● **Provided information**

——

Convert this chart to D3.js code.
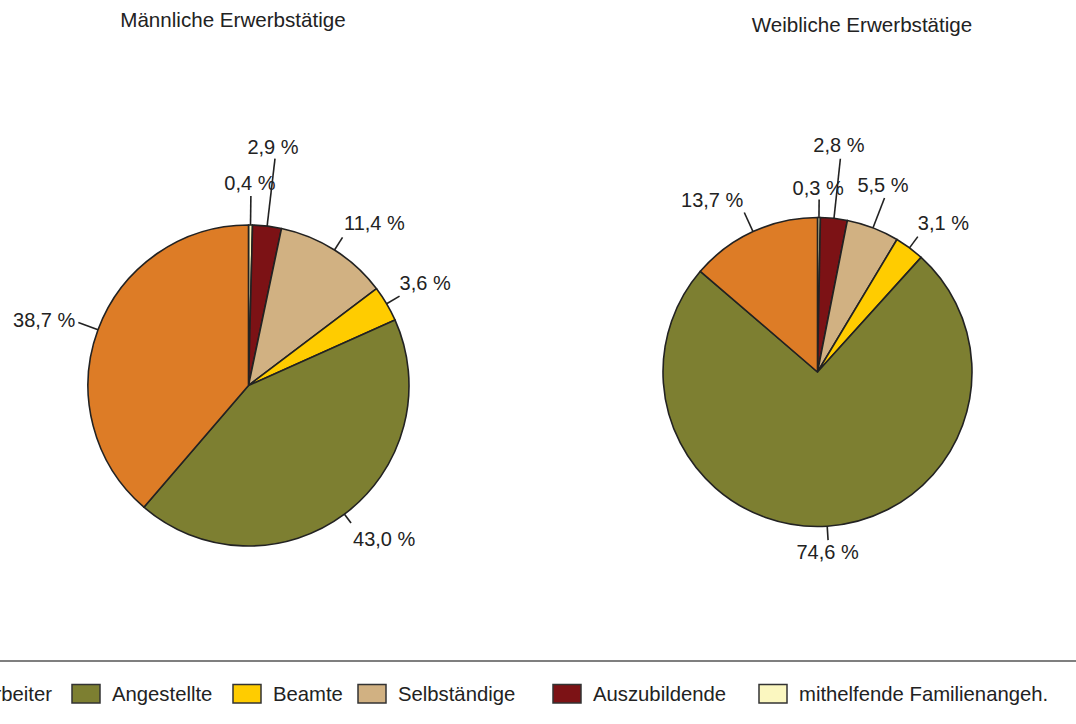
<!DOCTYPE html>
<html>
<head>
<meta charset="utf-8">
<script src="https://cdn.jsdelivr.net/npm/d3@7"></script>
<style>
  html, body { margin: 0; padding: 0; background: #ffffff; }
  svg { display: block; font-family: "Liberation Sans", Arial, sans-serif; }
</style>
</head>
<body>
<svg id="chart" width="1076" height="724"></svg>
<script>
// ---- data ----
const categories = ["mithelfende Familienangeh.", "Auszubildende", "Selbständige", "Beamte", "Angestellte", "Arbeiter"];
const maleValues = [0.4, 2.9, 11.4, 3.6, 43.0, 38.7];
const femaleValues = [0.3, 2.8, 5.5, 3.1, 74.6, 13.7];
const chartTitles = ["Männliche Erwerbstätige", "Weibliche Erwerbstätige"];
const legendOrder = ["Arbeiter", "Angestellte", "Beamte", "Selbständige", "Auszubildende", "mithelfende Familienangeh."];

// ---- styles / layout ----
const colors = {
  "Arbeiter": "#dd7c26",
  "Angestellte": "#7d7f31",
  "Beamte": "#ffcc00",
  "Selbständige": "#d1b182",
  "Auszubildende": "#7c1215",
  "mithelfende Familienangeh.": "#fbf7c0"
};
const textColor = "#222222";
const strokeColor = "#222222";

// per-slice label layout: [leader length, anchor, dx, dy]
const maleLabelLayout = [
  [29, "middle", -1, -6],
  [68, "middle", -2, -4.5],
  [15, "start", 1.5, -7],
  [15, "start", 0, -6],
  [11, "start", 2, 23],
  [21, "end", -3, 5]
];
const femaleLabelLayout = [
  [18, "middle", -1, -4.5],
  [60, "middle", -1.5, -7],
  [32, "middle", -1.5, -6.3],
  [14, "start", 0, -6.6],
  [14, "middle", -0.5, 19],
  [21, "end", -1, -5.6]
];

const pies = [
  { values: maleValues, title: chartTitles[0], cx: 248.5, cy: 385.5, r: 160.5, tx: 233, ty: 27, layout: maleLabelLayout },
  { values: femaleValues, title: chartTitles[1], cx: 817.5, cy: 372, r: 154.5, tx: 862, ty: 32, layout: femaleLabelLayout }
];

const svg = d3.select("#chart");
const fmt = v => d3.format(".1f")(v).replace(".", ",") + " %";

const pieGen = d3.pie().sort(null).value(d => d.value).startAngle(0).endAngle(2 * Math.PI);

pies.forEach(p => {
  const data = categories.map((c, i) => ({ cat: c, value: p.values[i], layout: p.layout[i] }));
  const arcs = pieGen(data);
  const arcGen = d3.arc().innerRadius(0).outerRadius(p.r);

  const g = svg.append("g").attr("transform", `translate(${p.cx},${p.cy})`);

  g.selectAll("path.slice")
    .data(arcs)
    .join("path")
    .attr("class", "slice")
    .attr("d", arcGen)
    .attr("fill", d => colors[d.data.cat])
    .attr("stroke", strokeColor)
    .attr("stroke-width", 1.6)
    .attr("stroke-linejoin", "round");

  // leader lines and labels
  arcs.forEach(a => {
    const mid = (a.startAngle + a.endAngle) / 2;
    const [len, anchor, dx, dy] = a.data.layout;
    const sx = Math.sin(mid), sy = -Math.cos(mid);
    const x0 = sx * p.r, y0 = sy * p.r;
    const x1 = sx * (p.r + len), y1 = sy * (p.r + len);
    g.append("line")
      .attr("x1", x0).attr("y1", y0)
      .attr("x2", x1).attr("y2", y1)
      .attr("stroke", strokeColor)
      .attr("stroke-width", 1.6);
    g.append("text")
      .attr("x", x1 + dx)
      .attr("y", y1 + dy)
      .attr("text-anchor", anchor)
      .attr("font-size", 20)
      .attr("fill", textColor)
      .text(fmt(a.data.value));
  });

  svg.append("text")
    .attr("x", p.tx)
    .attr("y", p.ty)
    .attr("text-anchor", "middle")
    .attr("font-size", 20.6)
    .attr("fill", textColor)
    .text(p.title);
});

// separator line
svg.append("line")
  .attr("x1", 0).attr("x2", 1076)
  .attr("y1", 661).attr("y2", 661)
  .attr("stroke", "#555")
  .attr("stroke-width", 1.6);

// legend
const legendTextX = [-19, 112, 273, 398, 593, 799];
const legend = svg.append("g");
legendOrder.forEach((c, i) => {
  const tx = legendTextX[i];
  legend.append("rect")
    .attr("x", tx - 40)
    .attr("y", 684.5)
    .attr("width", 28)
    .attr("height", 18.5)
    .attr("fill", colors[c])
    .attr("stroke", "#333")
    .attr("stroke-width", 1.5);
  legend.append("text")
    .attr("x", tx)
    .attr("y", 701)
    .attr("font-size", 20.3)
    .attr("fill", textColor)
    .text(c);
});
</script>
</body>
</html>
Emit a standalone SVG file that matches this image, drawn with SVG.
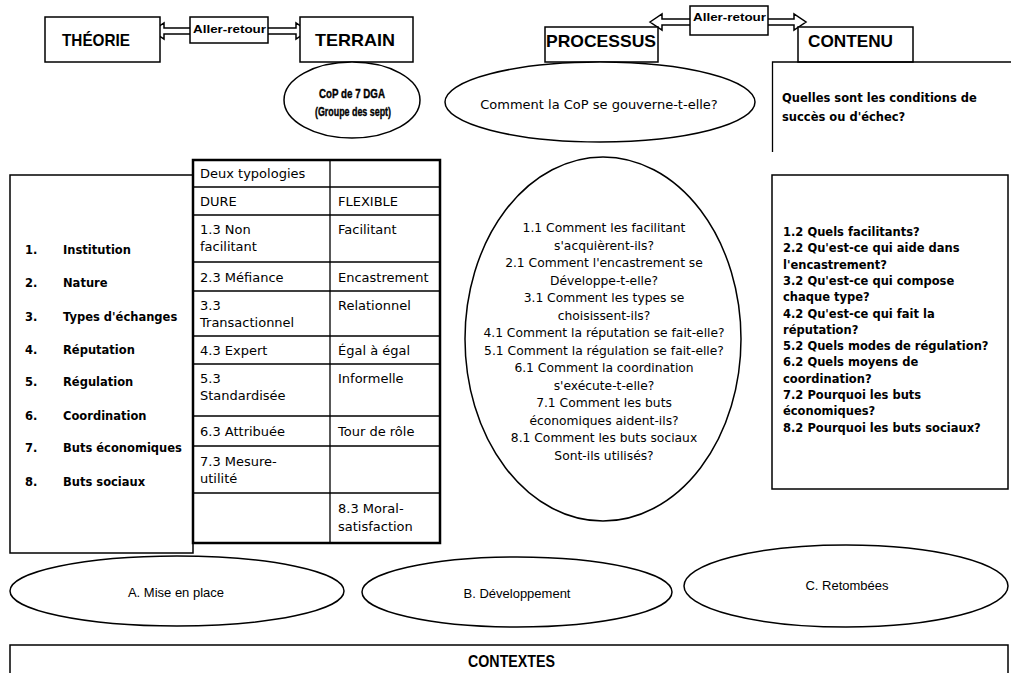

——

Set each line of the records down exactly, leaving every picture out.

● **Task output**
Convert this chart to D3.js code.
<!DOCTYPE html>
<html>
<head>
<meta charset="utf-8">
<script src="https://cdn.jsdelivr.net/npm/d3@7"></script>
<style>
  html, body { margin: 0; padding: 0; background: #ffffff; }
  svg { display: block; font-family: "Liberation Sans", Arial, sans-serif; }
</style>
</head>
<body>
<svg id="chart" width="1076" height="724"></svg>
<script>
// ---- data ----
const categories = ["mithelfende Familienangeh.", "Auszubildende", "Selbständige", "Beamte", "Angestellte", "Arbeiter"];
const maleValues = [0.4, 2.9, 11.4, 3.6, 43.0, 38.7];
const femaleValues = [0.3, 2.8, 5.5, 3.1, 74.6, 13.7];
const chartTitles = ["Männliche Erwerbstätige", "Weibliche Erwerbstätige"];
const legendOrder = ["Arbeiter", "Angestellte", "Beamte", "Selbständige", "Auszubildende", "mithelfende Familienangeh."];

// ---- styles / layout ----
const colors = {
  "Arbeiter": "#dd7c26",
  "Angestellte": "#7d7f31",
  "Beamte": "#ffcc00",
  "Selbständige": "#d1b182",
  "Auszubildende": "#7c1215",
  "mithelfende Familienangeh.": "#fbf7c0"
};
const textColor = "#222222";
const strokeColor = "#222222";

// per-slice label layout: [leader length, anchor, dx, dy]
const maleLabelLayout = [
  [29, "middle", -1, -6],
  [68, "middle", -2, -4.5],
  [15, "start", 1.5, -7],
  [15, "start", 0, -6],
  [11, "start", 2, 23],
  [21, "end", -3, 5]
];
const femaleLabelLayout = [
  [18, "middle", -1, -4.5],
  [60, "middle", -1.5, -7],
  [32, "middle", -1.5, -6.3],
  [14, "start", 0, -6.6],
  [14, "middle", -0.5, 19],
  [21, "end", -1, -5.6]
];

const pies = [
  { values: maleValues, title: chartTitles[0], cx: 248.5, cy: 385.5, r: 160.5, tx: 233, ty: 27, layout: maleLabelLayout },
  { values: femaleValues, title: chartTitles[1], cx: 817.5, cy: 372, r: 154.5, tx: 862, ty: 32, layout: femaleLabelLayout }
];

const svg = d3.select("#chart");
const fmt = v => d3.format(".1f")(v).replace(".", ",") + " %";

const pieGen = d3.pie().sort(null).value(d => d.value).startAngle(0).endAngle(2 * Math.PI);

pies.forEach(p => {
  const data = categories.map((c, i) => ({ cat: c, value: p.values[i], layout: p.layout[i] }));
  const arcs = pieGen(data);
  const arcGen = d3.arc().innerRadius(0).outerRadius(p.r);

  const g = svg.append("g").attr("transform", `translate(${p.cx},${p.cy})`);

  g.selectAll("path.slice")
    .data(arcs)
    .join("path")
    .attr("class", "slice")
    .attr("d", arcGen)
    .attr("fill", d => colors[d.data.cat])
    .attr("stroke", strokeColor)
    .attr("stroke-width", 1.6)
    .attr("stroke-linejoin", "round");

  // leader lines and labels
  arcs.forEach(a => {
    const mid = (a.startAngle + a.endAngle) / 2;
    const [len, anchor, dx, dy] = a.data.layout;
    const sx = Math.sin(mid), sy = -Math.cos(mid);
    const x0 = sx * p.r, y0 = sy * p.r;
    const x1 = sx * (p.r + len), y1 = sy * (p.r + len);
    g.append("line")
      .attr("x1", x0).attr("y1", y0)
      .attr("x2", x1).attr("y2", y1)
      .attr("stroke", strokeColor)
      .attr("stroke-width", 1.6);
    g.append("text")
      .attr("x", x1 + dx)
      .attr("y", y1 + dy)
      .attr("text-anchor", anchor)
      .attr("font-size", 20)
      .attr("fill", textColor)
      .text(fmt(a.data.value));
  });

  svg.append("text")
    .attr("x", p.tx)
    .attr("y", p.ty)
    .attr("text-anchor", "middle")
    .attr("font-size", 20.6)
    .attr("fill", textColor)
    .text(p.title);
});

// separator line
svg.append("line")
  .attr("x1", 0).attr("x2", 1076)
  .attr("y1", 661).attr("y2", 661)
  .attr("stroke", "#555")
  .attr("stroke-width", 1.6);

// legend
const legendTextX = [-19, 112, 273, 398, 593, 799];
const legend = svg.append("g");
legendOrder.forEach((c, i) => {
  const tx = legendTextX[i];
  legend.append("rect")
    .attr("x", tx - 40)
    .attr("y", 684.5)
    .attr("width", 28)
    .attr("height", 18.5)
    .attr("fill", colors[c])
    .attr("stroke", "#333")
    .attr("stroke-width", 1.5);
  legend.append("text")
    .attr("x", tx)
    .attr("y", 701)
    .attr("font-size", 20.3)
    .attr("fill", textColor)
    .text(c);
});
</script>
</body>
</html>
Emit a standalone SVG file that matches this image, drawn with SVG.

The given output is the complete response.